Für Asi Spannung MUSS das gelbe ASi Kabel verwendet werden. Wird ein anderes Kabel verwendet oder werden unterschiedliche Stromkreise in einem Kabel geführt sind Störungen auf dem ASi Bus vorprogrammiert. Zudem gibt es ja noch die Vorschriften.

Grüsse

McKermit


----------



## Mütze (26 Oktober 2006)

Was spricht denn eigentlich gegen ein zweites Kabel?

Für ASi gibt es ja drei Kabeltypen:

Gelb:          Für die ASi-Daten
Schwarz:    für zusätzliche 24VDC Versorgung
Rot:           für zusätzliche 230VAC Versorgung

ASi-Teilnehmer die eine exteren Versorgung benötigen haben die Anschlussmöglichkeiten für Schwarz/Rot Kabel sowieso schon.

Gruß
Mütze


----------



## MSB (26 Oktober 2006)

Also ich hab das ganze zwar noch nie so probiert,
aber ich glaube nicht das der ASI-Bus da soooo störempfindlich drauf reagiert,
denn selbst das "gelbe" Kabel ist ungeschirmt.

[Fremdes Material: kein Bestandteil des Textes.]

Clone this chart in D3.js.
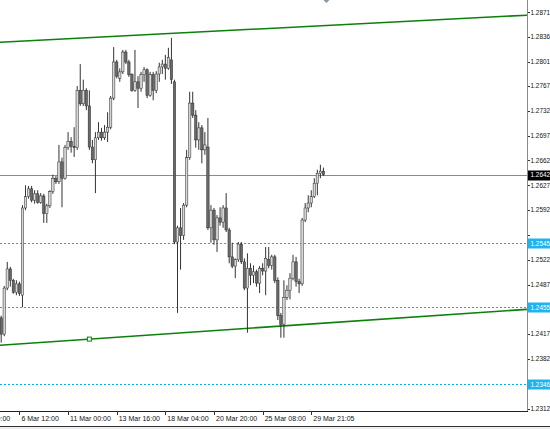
<!DOCTYPE html>
<html>
<head>
<meta charset="utf-8">
<style>
  body{
    margin: 0;
    background: #fff;
  }
  svg{
    display: block;
    font-family: 'Liberation Sans', Arial, sans-serif;
  }
</style>
</head>
<body>
<svg id="svgVis"></svg>

<script src="https://cdn.jsdelivr.net/npm/d3@7/dist/d3.min.js"></script>
<script>

// H4 bars
var open = [
  1.2440,1.2417,1.2482,1.2509,1.2493,1.2476,1.2488,1.2472,1.2595,1.2611,
  1.2622,1.2606,1.2615,1.2603,1.2612,1.2587,1.2598,1.2618,1.2637,1.2632,
  1.2660,1.2637,1.2680,1.2689,1.2682,1.2680,1.2761,1.2742,1.2761,1.2739,
  1.2681,1.2663,1.2694,1.2702,1.2694,1.2702,1.2709,1.2750,1.2801,1.2778,
  1.2787,1.2815,1.2801,1.2783,1.2761,1.2773,1.2764,1.2783,1.2790,1.2754,
  1.2783,1.2761,1.2784,1.2794,1.2798,1.2792,1.2804,1.2773,1.2547,1.2567,
  1.2556,1.2599,1.2666,1.2743,1.2726,1.2691,1.2708,1.2677,1.2681,1.2567,
  1.2592,1.2550,1.2581,1.2575,1.2595,1.2564,1.2526,1.2513,1.2522,1.2544,
  1.2519,1.2482,1.2510,1.2500,1.2505,1.2489,1.2510,1.2506,1.2522,1.2514,
  1.2526,1.2493,1.2443,1.2431,1.2469,1.2479,1.2496,1.2519,1.2491,1.2488,
  1.2578,1.2595,1.2602,1.2611,1.2630,1.2644,1.2647
];
var high = [
  1.2443,1.2485,1.2519,1.2512,1.2495,1.2493,1.2491,1.2599,1.2627,1.2626,
  1.2626,1.2620,1.2620,1.2616,1.2615,1.2601,1.2620,1.2642,1.2640,1.2684,
  1.2666,1.2684,1.2702,1.2695,1.2709,1.2767,1.2798,1.2776,1.2764,1.2761,
  1.2691,1.2702,1.2716,1.2708,1.2712,1.2730,1.2753,1.2822,1.2804,1.2792,
  1.2818,1.2818,1.2804,1.2785,1.2818,1.2781,1.2787,1.2794,1.2792,1.2787,
  1.2787,1.2788,1.2800,1.2804,1.2811,1.2821,1.2835,1.2776,1.2570,1.2595,
  1.2602,1.2677,1.2759,1.2759,1.2733,1.2716,1.2712,1.2702,1.2722,1.2599,
  1.2595,1.2585,1.2596,1.2599,1.2616,1.2567,1.2546,1.2524,1.2547,1.2547,
  1.2524,1.2531,1.2517,1.2514,1.2508,1.2513,1.2517,1.2540,1.2540,1.2529,
  1.2529,1.2497,1.2447,1.2493,1.2486,1.2503,1.2529,1.2526,1.2495,1.2581,
  1.2602,1.2613,1.2620,1.2637,1.2649,1.2656,1.2652
];
var low = [
  1.2405,1.2414,1.2479,1.2484,1.2474,1.2472,1.2471,1.2455,1.2592,1.2608,
  1.2603,1.2601,1.2601,1.2601,1.2574,1.2574,1.2595,1.2615,1.2629,1.2629,
  1.2596,1.2635,1.2677,1.2673,1.2667,1.2677,1.2739,1.2739,1.2733,1.2677,
  1.2658,1.2616,1.2691,1.2690,1.2691,1.2688,1.2706,1.2747,1.2778,1.2773,
  1.2784,1.2798,1.2780,1.2759,1.2759,1.2736,1.2759,1.2773,1.2750,1.2752,
  1.2747,1.2757,1.2773,1.2784,1.2776,1.2790,1.2770,1.2544,1.2447,1.2508,
  1.2550,1.2596,1.2663,1.2722,1.2680,1.2677,1.2658,1.2670,1.2564,1.2546,
  1.2543,1.2533,1.2570,1.2567,1.2561,1.2517,1.2510,1.2496,1.2519,1.2516,
  1.2479,1.2419,1.2486,1.2489,1.2484,1.2475,1.2500,1.2472,1.2510,1.2508,
  1.2489,1.2437,1.2412,1.2412,1.2465,1.2466,1.2493,1.2484,1.2475,1.2485,
  1.2575,1.2589,1.2596,1.2609,1.2613,1.2637,1.2640
];
var close = [
  1.2417,1.2482,1.2509,1.2493,1.2476,1.2488,1.2474,1.2595,1.2611,1.2622,
  1.2606,1.2615,1.2603,1.2612,1.2587,1.2598,1.2618,1.2637,1.2632,1.2660,
  1.2637,1.2680,1.2689,1.2682,1.2680,1.2761,1.2742,1.2761,1.2739,1.2681,
  1.2663,1.2694,1.2702,1.2694,1.2702,1.2709,1.2750,1.2801,1.2781,1.2787,
  1.2815,1.2801,1.2783,1.2761,1.2773,1.2764,1.2783,1.2790,1.2754,1.2783,
  1.2761,1.2784,1.2794,1.2798,1.2792,1.2807,1.2776,1.2547,1.2567,1.2556,
  1.2599,1.2666,1.2743,1.2726,1.2691,1.2708,1.2677,1.2684,1.2567,1.2592,
  1.2550,1.2581,1.2575,1.2595,1.2564,1.2526,1.2513,1.2522,1.2544,1.2519,
  1.2482,1.2510,1.2500,1.2505,1.2489,1.2510,1.2506,1.2524,1.2514,1.2526,
  1.2493,1.2443,1.2431,1.2469,1.2479,1.2496,1.2519,1.2491,1.2488,1.2578,
  1.2595,1.2602,1.2611,1.2630,1.2644,1.2647,1.2642
];

var yTicks = [1.2871,1.2836,1.2801,1.2767,1.2732,1.2697,1.2662,1.2627,1.2592,
              1.2557,1.2522,1.2487,1.2452,1.2417,1.2382,1.2347,1.2312];

var xTickBars = [-10, 6, 22, 38, 54, 70, 86, 102];
var xTickLabels = ["4 Mar 00:00","6 Mar 12:00","11 Mar 00:00","13 Mar 16:00",
                   "18 Mar 04:00","20 Mar 20:00","25 Mar 08:00","29 Mar 21:05"];

var currentPrice = 1.2642;
var levels = [1.2545, 1.2455, 1.2346];

// trend lines: [bar, price] anchors
var upperLine = [[0, 1.2829], [173, 1.2867]];
var lowerLine = [[29, 1.2410], [173, 1.2452]];

var width = 550, height = 429;
var plotRight = 527, plotBottom = 411;

var svg = d3.select("#svgVis")
    .attr("width", width)
    .attr("height", height);

svg.append("rect").attr("width", width).attr("height", height).attr("fill", "#fff");

var x = d3.scaleLinear().domain([0, 173]).range([1.2, 527.1]);
var y = d3.scaleLinear().domain([1.23128, 1.28715]).range([408, 12]);

svg.append("clipPath").attr("id", "plotClip")
  .append("rect").attr("x", 0).attr("y", 0).attr("width", plotRight).attr("height", plotBottom);

var plot = svg.append("g").attr("clip-path", "url(#plotClip)");

// horizontal levels
plot.selectAll(".level").data(levels).enter().append("line")
  .attr("x1", 0).attr("x2", plotRight)
  .attr("y1", function(d) { return Math.round(y(d)) + 0.5; })
  .attr("y2", function(d) { return Math.round(y(d)) + 0.5; })
  .attr("stroke", "#00b0ff")
  .attr("stroke-dasharray", "2,2");

plot.append("line")
  .attr("x1", 0).attr("x2", plotRight)
  .attr("y1", Math.round(y(currentPrice)) + 0.5)
  .attr("y2", Math.round(y(currentPrice)) + 0.5)
  .attr("stroke", "#7a8ea4");

// trend lines
function priceAt(pts, bar) {
  var t = (bar - pts[0][0]) / (pts[1][0] - pts[0][0]);
  return pts[0][1] + t * (pts[1][1] - pts[0][1]);
}

[upperLine, lowerLine].forEach(function(pts) {
  var b0 = x.invert(0), b1 = x.invert(plotRight);
  plot.append("line")
    .attr("x1", 0).attr("y1", y(priceAt(pts, b0)))
    .attr("x2", plotRight).attr("y2", y(priceAt(pts, b1)))
    .attr("stroke", "#0b800b")
    .attr("stroke-width", 1.6);
});

plot.append("rect")
  .attr("x", x(lowerLine[0][0]) - 2)
  .attr("y", y(lowerLine[0][1]) - 2)
  .attr("width", 4).attr("height", 4)
  .attr("fill", "#fff")
  .attr("stroke", "#0b800b");

// candles
var bars = d3.range(open.length);

plot.selectAll(".wick").data(bars).enter().append("line")
  .attr("x1", function(i) { return x(i); })
  .attr("x2", function(i) { return x(i); })
  .attr("y1", function(i) { return y(high[i]); })
  .attr("y2", function(i) { return y(low[i]); })
  .attr("stroke", "#333")
  .attr("stroke-width", 1);

plot.selectAll(".body").data(bars).enter().append("rect")
  .attr("x", function(i) { return x(i) - 1.2; })
  .attr("width", 2.4)
  .attr("y", function(i) { return y(Math.max(open[i], close[i])); })
  .attr("height", function(i) { return Math.max(0.8, Math.abs(y(open[i]) - y(close[i]))); })
  .attr("fill", function(i) { return close[i] >= open[i] ? "#d6d6d6" : "#6a6a6a"; })
  .attr("stroke", "#2a2a2a")
  .attr("stroke-width", 0.5);

// chart shift marker
svg.append("path")
  .attr("d", "M" + (x(107) - 3) + ",0 L" + (x(107) + 3) + ",0 L" + x(107) + ",3 Z")
  .attr("fill", "#8898aa");

// axes frame
svg.append("line")
  .attr("x1", plotRight + 0.5).attr("x2", plotRight + 0.5)
  .attr("y1", 0).attr("y2", plotBottom)
  .attr("stroke", "#8a8a8a");

svg.append("line")
  .attr("x1", 0).attr("x2", plotRight + 1)
  .attr("y1", plotBottom + 0.5).attr("y2", plotBottom + 0.5)
  .attr("stroke", "#222");

// price axis
var boxes = levels.map(function(d) { return {v: d, bg: "#1eb4f0"}; });
boxes.push({v: currentPrice, bg: "#000"});

// tick labels sitting under a highlighted box are hidden, as in the terminal
var shownTicks = yTicks.filter(function(t) {
  return !boxes.some(function(b) { return Math.abs(y(t) - y(b.v)) < 9; });
});

var yAxis = svg.append("g").attr("font-size", "6.4px");

yAxis.selectAll(".tk").data(yTicks).enter().append("line")
  .attr("x1", plotRight + 1).attr("x2", plotRight + 3)
  .attr("y1", function(d) { return Math.round(y(d)) + 0.5; })
  .attr("y2", function(d) { return Math.round(y(d)) + 0.5; })
  .attr("stroke", "#333");

yAxis.selectAll(".lb").data(shownTicks).enter().append("text")
  .attr("x", 530.5)
  .attr("y", function(d) { return y(d) + 2.3; })
  .attr("fill", "#111")
  .text(function(d) { return d3.format(".4f")(d); });

var hl = yAxis.selectAll(".hl").data(boxes).enter().append("g");
hl.append("rect")
  .attr("x", plotRight + 1)
  .attr("y", function(d) { return Math.round(y(d.v)) - 4.5; })
  .attr("width", width - plotRight)
  .attr("height", 10)
  .attr("fill", function(d) { return d.bg; });
hl.append("text")
  .attr("x", 530.5)
  .attr("y", function(d) { return y(d.v) + 2.3; })
  .attr("fill", "#fff")
  .text(function(d) { return d3.format(".4f")(d.v); });

// time axis
var xAxis = svg.append("g").attr("font-size", "7px");

xAxis.selectAll(".tk").data(xTickBars).enter().append("line")
  .attr("x1", function(d) { return Math.round(x(d)) + 0.5; })
  .attr("x2", function(d) { return Math.round(x(d)) + 0.5; })
  .attr("y1", plotBottom).attr("y2", plotBottom + 4)
  .attr("stroke", "#333");

xAxis.selectAll(".lb").data(xTickBars).enter().append("text")
  .attr("x", function(d) { return x(d) + 2; })
  .attr("y", 421)
  .attr("fill", "#111")
  .text(function(d, i) { return xTickLabels[i]; });

// bottom window edge
svg.append("line")
  .attr("x1", 0).attr("x2", width)
  .attr("y1", 426.5).attr("y2", 426.5)
  .attr("stroke", "#333");
svg.append("rect")
  .attr("x", 0).attr("y", 427).attr("width", width).attr("height", 2)
  .attr("fill", "#eeeeee");

</script>
</body>
</html>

Und liegt im Regelfall ja auch nahe Motorleitungen, FU's ...

@Volker
Wird ASI denn eigentlich als SELV/PELV definiert?
Denn grundsätzlich ist es meines Wissens ja nicht verboten, unterschiedliche
Spannungen in einem Kabel zu führen (wenn auch unschön).

Mfg
Manuel


----------



## uuser (26 Oktober 2006)

Soweit ich weiß wird es nach SELV/PELV definiert. Grundsätzlich würde ich eher vermuten das die geschalteten 230VAC den AS-i Bus beeinträchtigen als andersrum. Des weiteren wird wenn man ein anderes Kabel als das Gelbe nimmt, die Leitungslänge verkürzt z.B. normale NYM leitung oder so. Also auch nicht so schön. Weiß jemand ob man die Gummiisolierten AS-i Leiter im Putz verlegen kann oder ist dafür Installationrohr notwendig?


----------



## McKermit (27 Oktober 2006)

Hallo 

Werden die richtigen Kabel verwendet und wird auf die richtige Verlegung der Kabel geachtet (Leistungs- Steuerkabel getrennt) funktioniert der ASi Bus störungsfrei.  Werden diese Grundsätze missachtet sind hausgemachte Probleme vorprogrammiert.  ​ 
Gelb: Für die ASi-Daten
Schwarz: für zusätzliche 24VDC Versorgung der Aktoren​

​


Grüsse

McKermit


----------